Politically, the extension was driven by strong public appetite for anti-inflation relief and pressure from the Social Democratic Party (PSD), Romania’s main centre-left party and a long-standing political force, even as some coalition partners and retailers voiced reservations about repeated state intervention — making the measure both popular and a source of intra-coalition friction.
Slovakia: Voluntary Freezes and Transparency Tools
Slovakia has addressed price pressure primarily through voluntary industry measures and transparency. In March 2023 major supermarket chains agreed to a time-limited “anti-inflation guarantee” (voluntary freezes on a basket of ca 400 essentials) and more recently, in July 2025, the Finance Ministry launched CenySlovensko.sk, an official price-comparison tracker that publishes daily prices across major chains. The tracker is live in pilot and updated each morning with SKU-level prices supplied by participating retailers. The approach relies on reputational pressure and public scrutiny to nudge retail pricing. The tool keeps compliance costs lower than in Romania, but political risk remains present: if tracked prices spike, public pressure could quickly shift from transparency towards calls for direct intervention.

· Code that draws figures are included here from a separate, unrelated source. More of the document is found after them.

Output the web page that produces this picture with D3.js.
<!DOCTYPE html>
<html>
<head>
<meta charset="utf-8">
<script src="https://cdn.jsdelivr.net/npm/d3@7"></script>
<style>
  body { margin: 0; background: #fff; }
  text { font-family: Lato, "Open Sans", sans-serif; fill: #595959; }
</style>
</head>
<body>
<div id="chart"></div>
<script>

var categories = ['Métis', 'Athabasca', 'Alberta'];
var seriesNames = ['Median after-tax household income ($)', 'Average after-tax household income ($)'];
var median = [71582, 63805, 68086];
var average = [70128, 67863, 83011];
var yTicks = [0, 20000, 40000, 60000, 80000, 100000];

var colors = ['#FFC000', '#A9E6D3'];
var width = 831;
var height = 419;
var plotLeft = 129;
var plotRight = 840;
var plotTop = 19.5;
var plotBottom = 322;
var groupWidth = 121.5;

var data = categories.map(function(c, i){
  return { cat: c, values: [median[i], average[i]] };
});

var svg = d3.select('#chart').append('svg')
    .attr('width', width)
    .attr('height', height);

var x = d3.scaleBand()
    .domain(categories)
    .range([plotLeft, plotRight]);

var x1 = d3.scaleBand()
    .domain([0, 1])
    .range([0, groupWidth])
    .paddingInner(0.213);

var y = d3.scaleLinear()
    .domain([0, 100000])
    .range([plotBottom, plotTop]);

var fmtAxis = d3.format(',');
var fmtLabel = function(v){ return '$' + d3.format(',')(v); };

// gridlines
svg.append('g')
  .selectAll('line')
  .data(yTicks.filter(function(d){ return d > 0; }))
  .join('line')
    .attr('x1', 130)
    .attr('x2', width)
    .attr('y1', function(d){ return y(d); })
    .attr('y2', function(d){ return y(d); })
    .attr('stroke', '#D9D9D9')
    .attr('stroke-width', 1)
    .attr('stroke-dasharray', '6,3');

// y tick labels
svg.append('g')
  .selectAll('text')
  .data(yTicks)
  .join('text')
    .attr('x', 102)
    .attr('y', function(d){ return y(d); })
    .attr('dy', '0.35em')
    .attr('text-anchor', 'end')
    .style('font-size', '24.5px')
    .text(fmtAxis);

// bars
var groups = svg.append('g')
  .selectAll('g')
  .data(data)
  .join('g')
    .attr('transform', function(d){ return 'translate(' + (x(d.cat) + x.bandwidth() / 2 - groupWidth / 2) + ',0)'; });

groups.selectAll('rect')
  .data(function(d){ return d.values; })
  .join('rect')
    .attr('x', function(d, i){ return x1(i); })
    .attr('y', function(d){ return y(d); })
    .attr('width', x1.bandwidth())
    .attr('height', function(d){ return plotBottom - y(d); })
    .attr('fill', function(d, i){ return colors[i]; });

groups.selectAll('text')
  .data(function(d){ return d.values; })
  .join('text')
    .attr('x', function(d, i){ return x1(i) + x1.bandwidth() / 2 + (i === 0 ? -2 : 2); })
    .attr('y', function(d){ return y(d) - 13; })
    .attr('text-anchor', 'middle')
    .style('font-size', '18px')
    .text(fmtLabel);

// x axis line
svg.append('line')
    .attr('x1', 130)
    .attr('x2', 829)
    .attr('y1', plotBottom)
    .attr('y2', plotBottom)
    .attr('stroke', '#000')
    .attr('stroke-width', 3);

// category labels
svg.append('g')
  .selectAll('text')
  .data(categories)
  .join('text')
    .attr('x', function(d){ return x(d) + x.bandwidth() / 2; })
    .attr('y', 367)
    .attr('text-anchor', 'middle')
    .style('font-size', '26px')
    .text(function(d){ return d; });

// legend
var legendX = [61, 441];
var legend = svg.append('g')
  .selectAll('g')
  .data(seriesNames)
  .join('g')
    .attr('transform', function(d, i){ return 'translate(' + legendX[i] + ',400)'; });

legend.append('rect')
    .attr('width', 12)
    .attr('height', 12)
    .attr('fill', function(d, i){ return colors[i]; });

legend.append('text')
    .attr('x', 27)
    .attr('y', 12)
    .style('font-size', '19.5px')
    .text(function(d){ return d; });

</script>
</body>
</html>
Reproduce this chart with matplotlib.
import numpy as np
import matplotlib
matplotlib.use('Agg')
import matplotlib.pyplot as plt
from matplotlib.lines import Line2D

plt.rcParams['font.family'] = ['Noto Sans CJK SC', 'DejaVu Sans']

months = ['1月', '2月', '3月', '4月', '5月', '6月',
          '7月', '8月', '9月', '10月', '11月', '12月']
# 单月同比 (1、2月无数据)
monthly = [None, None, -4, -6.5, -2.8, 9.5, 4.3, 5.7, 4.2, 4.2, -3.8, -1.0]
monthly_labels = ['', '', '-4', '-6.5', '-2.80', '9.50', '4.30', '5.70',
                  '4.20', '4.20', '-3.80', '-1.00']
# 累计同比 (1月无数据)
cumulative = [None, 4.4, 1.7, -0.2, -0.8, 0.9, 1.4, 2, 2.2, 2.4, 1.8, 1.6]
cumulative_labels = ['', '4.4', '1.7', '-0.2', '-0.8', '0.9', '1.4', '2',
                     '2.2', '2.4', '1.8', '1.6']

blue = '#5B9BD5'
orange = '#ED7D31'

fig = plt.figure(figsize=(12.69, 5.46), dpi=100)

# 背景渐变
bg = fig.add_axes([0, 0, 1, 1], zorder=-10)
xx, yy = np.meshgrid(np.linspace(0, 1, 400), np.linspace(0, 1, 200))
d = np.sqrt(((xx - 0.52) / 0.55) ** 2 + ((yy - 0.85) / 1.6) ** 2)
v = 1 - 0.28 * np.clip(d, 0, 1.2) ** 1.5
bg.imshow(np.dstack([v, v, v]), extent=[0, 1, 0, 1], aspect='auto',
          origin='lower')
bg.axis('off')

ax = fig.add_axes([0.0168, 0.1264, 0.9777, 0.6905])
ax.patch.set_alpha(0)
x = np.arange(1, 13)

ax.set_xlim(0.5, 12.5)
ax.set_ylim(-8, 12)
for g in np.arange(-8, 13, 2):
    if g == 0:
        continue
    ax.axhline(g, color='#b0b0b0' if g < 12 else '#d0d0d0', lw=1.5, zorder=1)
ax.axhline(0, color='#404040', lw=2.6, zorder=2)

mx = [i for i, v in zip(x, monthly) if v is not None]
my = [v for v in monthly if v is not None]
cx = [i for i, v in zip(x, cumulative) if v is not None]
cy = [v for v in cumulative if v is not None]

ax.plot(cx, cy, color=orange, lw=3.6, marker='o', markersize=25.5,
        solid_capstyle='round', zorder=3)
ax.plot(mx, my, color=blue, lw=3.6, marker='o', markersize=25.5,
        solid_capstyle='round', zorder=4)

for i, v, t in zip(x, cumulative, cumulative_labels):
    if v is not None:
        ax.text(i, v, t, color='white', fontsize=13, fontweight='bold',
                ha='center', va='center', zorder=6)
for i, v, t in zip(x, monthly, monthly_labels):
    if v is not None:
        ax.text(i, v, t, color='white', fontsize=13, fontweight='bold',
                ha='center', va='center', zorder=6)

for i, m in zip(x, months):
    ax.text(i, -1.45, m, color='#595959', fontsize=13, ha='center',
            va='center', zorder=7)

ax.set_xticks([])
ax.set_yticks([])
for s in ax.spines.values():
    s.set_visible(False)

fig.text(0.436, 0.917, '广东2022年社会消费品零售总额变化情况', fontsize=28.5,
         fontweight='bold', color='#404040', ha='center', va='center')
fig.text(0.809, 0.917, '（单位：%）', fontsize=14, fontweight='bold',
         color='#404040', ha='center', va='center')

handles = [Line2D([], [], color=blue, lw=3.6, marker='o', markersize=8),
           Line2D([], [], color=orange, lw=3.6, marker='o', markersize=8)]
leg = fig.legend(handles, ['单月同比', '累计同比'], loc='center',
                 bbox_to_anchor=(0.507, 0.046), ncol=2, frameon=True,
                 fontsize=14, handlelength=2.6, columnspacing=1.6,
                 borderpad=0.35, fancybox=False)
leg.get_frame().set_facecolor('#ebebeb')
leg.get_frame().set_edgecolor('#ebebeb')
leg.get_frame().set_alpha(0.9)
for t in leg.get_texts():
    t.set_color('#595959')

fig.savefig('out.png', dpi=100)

What it means for businesses
- Margin pressure: Statutory caps in Romania limit product-level profitability; while the voluntary freezes in Slovakia temporarily transfer margin pain upstream to suppliers and brands.
- Contract disruption: Pricing formulas, rebate mechanics and promotion clauses may become impracticable or illegal; expect urgent contract reviews and renegotiation.
- Increased operational cost: Immediate priorities include SKU mapping, POS/ERP updates, audit trails for regulated markets and daily data reporting where trackers exist.
- Investment uncertainty: Prolonged intervention dampens investment appetite, especially in categories with thin margins.
- Reputational exposure: Public tracker and political rhetoric can quickly politicise commercial pricing decisions; missteps pose headline risks. Need to prepare both reactive and proactive comms strategies.
Conclusion
Romania and Slovakia are illustrative of a broader regional trend: governments can intervene forcefully in food markets to protect consumers from high food prices. The instruments differ, but the commercial consequences are clear: tighter margins, contractual friction, higher compliance costs and elevated reputational risk. Effective corporate response combines immediate operational fixes with early, data-driven policy engagement with relevant ministries, competition authorities and trade associations, and contingency planning that treats national price interventions as an ongoing business risk.